Meningkatkan efisiensi dengan teknologi digital

Salah satu teknologi digital yang sedang kerap diperbincangkan di sektor manajemen pemeliharaan adalah Internet of Things (IoT). Penerapan IoT pada peternakan unggas secara luas dan signifikan telah berkembang pesat dalam satu dekade terakhir, yaitu sekitar 2010-an, namun perkembangannya baru dirasakan pada beberapa tahun terakhir ini. Menurut Pramudya Rizki Ruandhito selaku Chief Operating Officer & Co-Founder BroilerX, IoT adalah perangkat teknologi canggih yang diinstal di suatu kandang, dimana perangkat ini bisa mengendalikan secara otomatis apapun aspek yang ada di dalam kandang.

“IoT dalam peternakan ayam memanfaatkan penggunaan sensor-sensor yang terhubung ke internet untuk mengumpulkan informasi data terkait kondisi lingkungan, kesehatan, dan perilaku ayam. Aspek tersebut antara lain sirkulasi udara, kecepatan angin, temperatur, waterflow, kelembaban, kadar ammonia, bobot badan, dan lainnya,” katanya kepada Poultry Indonesia saat berbincang secara daring via Zoom, Kamis (14/9).

Teknologi ini membantu peternak guna pengelolaan yang lebih baik dan optimal dalam memelihara ayam. Dibantu dengan adanya informasi data yang lebih akurat dan real-time, membuat peternak dapat lebih cepat mengidentifikasi potensi masalah, sehingga mampu mencegah hal-hal yang tidak diinginkan. Perangkat IoT juga dinilai dapat menekan biaya produksi. Pada kandang closed house misalnya, tidak lepas dari biaya operasional seperti penggunaan gas dan listrik untuk menyalakan instrumen di dalam kandang. Dengan perangkat IoT, peternak dapat dengan mudah untuk memutuskan pilihan dalam pengoperasian instrumen kandang, sehingga penggunaan gas dan listrik menjadi lebih efisien.

“Kita mengetahui bahwa kebutuhan suhu tubuh ayam adalah 33॰C, ketika kita mengatur gas secara manual, kita tidak mengetahui sampai kapan gas tersebut menyentuh di angka 33॰C, jika ditinggal selama satu jam saja mungkin bisa naik menjadi 35॰C, sedangkan gas terus menyala.
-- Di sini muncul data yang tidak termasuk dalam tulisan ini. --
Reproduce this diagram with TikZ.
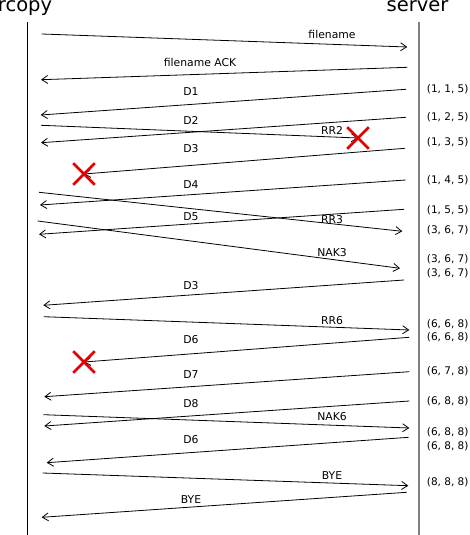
\documentclass[tikz,border=0pt]{standalone}
\usepackage{fontspec}
\setmainfont{DejaVu Sans}
\usetikzlibrary{arrows.meta, shapes.misc}

\begin{document}
\begin{tikzpicture}[x=1pt, y=-1pt]
      \tikzstyle{actor} = [font=\fontsize{19.5}{23}\selectfont, anchor=base, inner sep=0pt]
      \tikzstyle{lifeline} = [line width=1pt, draw=black]
      \tikzstyle{msg} = [line width=0.8pt, ->, >={Straight Barb[length=6pt, width=8pt]}]
      \tikzstyle{msglabel} = [font=\fontsize{10.8}{13}\selectfont, inner sep=0pt]
      \tikzstyle{window} = [font=\fontsize{10.5}{13}\selectfont, anchor=west, inner sep=0pt]
      \tikzstyle{lost} = [cross out, draw=red!90!black, line width=2.6pt, minimum size=19pt, inner sep=0pt]

      \useasboundingbox (0,0) rectangle (469,535);

      \node (rcopy) [actor] at (25,11.7) {rcopy};
      \node (server) [actor] at (417.5,11.7) {server};

      \coordinate (rcopytop) at (27,22);
      \coordinate (rcopyend) at (27,535);
      \coordinate (servertop) at (419,22);
      \coordinate (serverend) at (419,535);

      \draw [lifeline] (rcopytop) -- (rcopyend);
      \draw [lifeline, draw=black!50, line width=1.6pt] (servertop) -- (serverend);

      % rcopy side
      \coordinate (c1) at (41.7,34);
      \coordinate (c2) at (41,79.7);
      \coordinate (c3) at (40.7,115);
      \coordinate (c4) at (41,142.7);
      \coordinate (c5) at (41,125.3);
      \coordinate (c7) at (40,205);
      \coordinate (c8) at (39,192.3);
      \coordinate (c9) at (39,234.3);
      \coordinate (c10) at (37.7,221);
      \coordinate (c11) at (43.3,305.3);
      \coordinate (c12) at (43.7,316.7);
      \coordinate (c14) at (44.3,396.7);
      \coordinate (c15) at (44.3,426);
      \coordinate (c16) at (43.3,414.7);
      \coordinate (c17) at (46.7,462.7);
      \coordinate (c18) at (42.7,473);
      \coordinate (c19) at (41.7,517.3);

      % server side
      \coordinate (s1) at (407.3,47);
      \coordinate (s2) at (407.3,67.3);
      \coordinate (s3) at (406,89.3);
      \coordinate (s4) at (406,117.3);
      \coordinate (s6) at (405,148.3);
      \coordinate (s7) at (405.7,180);
      \coordinate (s8) at (402.3,231.3);
      \coordinate (s9) at (404,209.3);
      \coordinate (s10) at (400,268.3);
      \coordinate (s11) at (404,280);
      \coordinate (s12) at (409.3,330);
      \coordinate (s13) at (409.3,337.3);
      \coordinate (s14) at (409.3,371.7);
      \coordinate (s15) at (409.3,401);
      \coordinate (s16) at (409.3,428);
      \coordinate (s17) at (408.7,437.3);
      \coordinate (s18) at (408.3,485.7);
      \coordinate (s19) at (406.7,492.3);

      % losses
      \coordinate (lossrr) at (358,138);
      \coordinate (lossd3) at (84,174);
      \coordinate (lossd6) at (84,362);

      \draw [msg] (c1) -- (s1);
      \draw [msg] (s2) -- (c2);
      \draw [msg] (s3) -- (c3);
      \draw [msg] (s4) -- (c4);
      \draw [msg] (c5) -- (lossrr);
      \draw [msg] (s6) -- (lossd3);
      \draw [msg] (s7) -- (c7);
      \draw [msg] (c8) -- (s8);
      \draw [msg] (s9) -- (c9);
      \draw [msg] (c10) -- (s10);
      \draw [msg] (s11) -- (c11);
      \draw [msg] (c12) -- (s12);
      \draw [msg] (s13) -- (lossd6);
      \draw [msg] (s14) -- (c14);
      \draw [msg] (s15) -- (c15);
      \draw [msg] (c16) -- (s16);
      \draw [msg] (s17) -- (c17);
      \draw [msg] (c18) -- (s18);
      \draw [msg] (s19) -- (c19);

      \node (xrr) [lost] at (lossrr) {};
      \node (xd3) [lost] at (lossd3) {};
      \node (xd6) [lost] at (lossd6) {};

      \node (lfilename) [msglabel] at (332,34.3) {filename};
      \node (lfnack) [msglabel] at (200,62.7) {filename ACK};
      \node (ld1) [msglabel] at (191,91.7) {D1};
      \node (ld2) [msglabel] at (191,120.7) {D2};
      \node (lrr2) [msglabel] at (332,130) {RR2};
      \node (ld3) [msglabel] at (191,148.3) {D3};
      \node (ld4) [msglabel] at (191,184.3) {D4};
      \node (ld5) [msglabel] at (191,216.7) {D5};
      \node (lrr3) [msglabel] at (332,220) {RR3};
      \node (lnak3) [msglabel] at (332,252.7) {NAK3};
      \node (ld3again) [msglabel] at (191,285.3) {D3};
      \node (lrr6) [msglabel] at (332,320.7) {RR6};
      \node (ld6) [msglabel] at (191,340) {D6};
      \node (ld7) [msglabel] at (191,375) {D7};
      \node (ld8) [msglabel] at (191,404) {D8};
      \node (lnak6) [msglabel] at (332,416.3) {NAK6};
      \node (ld6again) [msglabel] at (191,440) {D6};
      \node (lbye) [msglabel] at (332,475.7) {BYE};
      \node (lbyeback) [msglabel] at (191,499.3) {BYE};

      \node (w1) [window] at (426.7,89.3) {(1, 1, 5)};
      \node (w2) [window] at (426.7,117.7) {(1, 2, 5)};
      \node (w3) [window] at (426.7,142.7) {(1, 3, 5)};
      \node (w4) [window] at (426.7,180.7) {(1, 4, 5)};
      \node (w5) [window] at (426.7,210.7) {(1, 5, 5)};
      \node (w6) [window] at (426.7,230.7) {(3, 6, 7)};
      \node (w7) [window] at (426.7,259.3) {(3, 6, 7)};
      \node (w8) [window] at (426.7,273.3) {(3, 6, 7)};
      \node (w9) [window] at (426.7,324.7) {(6, 6, 8)};
      \node (w10) [window] at (426.7,337.7) {(6, 6, 8)};
      \node (w11) [window] at (426.7,371.7) {(6, 7, 8)};
      \node (w12) [window] at (426.7,401.7) {(6, 8, 8)};
      \node (w13) [window] at (426.7,432.7) {(6, 8, 8)};
      \node (w14) [window] at (426.7,446.7) {(6, 8, 8)};
      \node (w15) [window] at (426.7,482.7) {(8, 8, 8)};

    \end{tikzpicture}
\end{document}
Disinilah peran IoT diandalkan, dengan informasi data yang disampaikan, kita bisa mengatur gas secara tepat, sehingga penggunaan gas tidak berlebihan. Pun pada kelistrikan, blower bisa dikendalikan dengan adanya informasi data yang diterima. Misalnya, blower diatur kecepatan angin sekian bisa langsung menyesuaikan dengan kebutuhan ayam karena ada perangkat yang bernama inverter, sehingga ketika kecepatan angin terlalu berlebih, blower akan otomatis mati,” jelasnya.